Israel’s culture and sports minister paid a state visit to the largest mosque in the United Arab Emirates on Monday, part of a historic trip that some have seen as signaling a slow rapprochement between Abu Dhabi and Jerusalem.
Miri Regev visited Abu Dhabi’s Sheikh Zayed Grand Mosque accompanied by officials from the UAE, touring the the Muslim world’s third largest house of worship, after mosques in Mecca and Medina.
World leaders are frequently invited to visit the mosque, thus underlining the official nature of the trip, the first-ever official state visit by an Israeli minister.
Regev is in the country to watch the Israeli judoka team compete at the Abu Dhabi Grand Slam, which they are doing for the first time ever in an Arabian Gulf state under their national flag, after the UAE acceded to pressure from international sports officials.
“This mosque has a message of brotherhood and peace,” Regev wrote in the visitor’s book, in Hebrew. “I wish a good life and peace for all.”
In a Hebrew-language video posted to social media, Regev extolled the “wonderful opportunity” she had to visit the religious site, which she said sends a message of peace and unity.
Regev dressed modestly for the visit, covering her hair with a scarf and removing her shoes upon entering the building.
The visit came a day after Regev was moved to tears as Israel’s national anthem was played at the judo tournament for Sagi Muki, who won gold in the under-81 kilogram category at the Abu Dhabi Grand Slam.
A year earlier, tournament organizers in Abu Dhabi had banned Israel’s flag and national anthem — a policy directed only at Israeli participants. Tal Flicker won a gold at the tournament, but the anthem was not played, so he sang it himself.
Israeli athletes competing in international tournaments hosted by Arab countries have generally not been allowed to compete under their national flag, display national symbols on their uniforms or have their anthem played, despite protests by Israel and international officials.
The International Judo Federation had threatened to take the tournament away from Abu Dhabi if it did not let Israelis compete under their flag, leading to the sea change.
“It is a dream come true,” Regev said after the ceremony. “For two years we had talks in order to reach this moment and it was hard to stop the tears. I want to thank the authorities in Abu Dhabi and our hosts here who received us in an exemplary manner.”
Israeli officials cheered the victory with messages of pride and congratulations posted to their Twitter accounts and Prime Minister Benjamin Netanyahu called Muki to congratulate him.
Athletes from 62 countries are participating in the competition, which runs until Tuesday, with Israel represented by six male and five female competitors.

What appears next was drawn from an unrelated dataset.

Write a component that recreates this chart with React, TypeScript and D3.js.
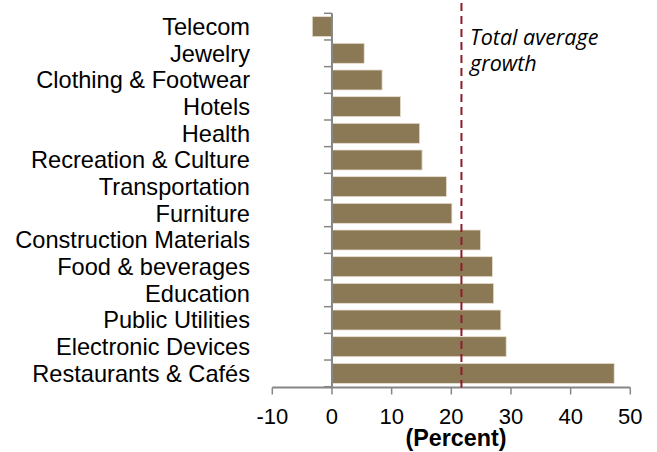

Regev’s trip to the UAE, which began on Thursday, coincided with Netanyahu’s visit to neighboring Oman, the first for an Israeli leader since 1996.
On the same day, an Israeli gymnastics delegation was in Qatar for the beginning of the world championships being held in Doha.
And on Monday, Communications Minister Ayoub Kara was to travel to Dubai to represent Israel at an international internet security conference, his office said.
Israel currently has full diplomatic relations with only two Arab states, Egypt and Jordan.
Netanyahu has long sought a rapprochement with other Arab states.
Israel’s control of the West Bank, however, remains a major obstacle to official recognition from Arab countries.
Speaking of his Oman visit at a cabinet meeting Sunday, Netanyahu said it was thanks to his “diplomatic efforts” in the Arab world, adding: “There will be more.”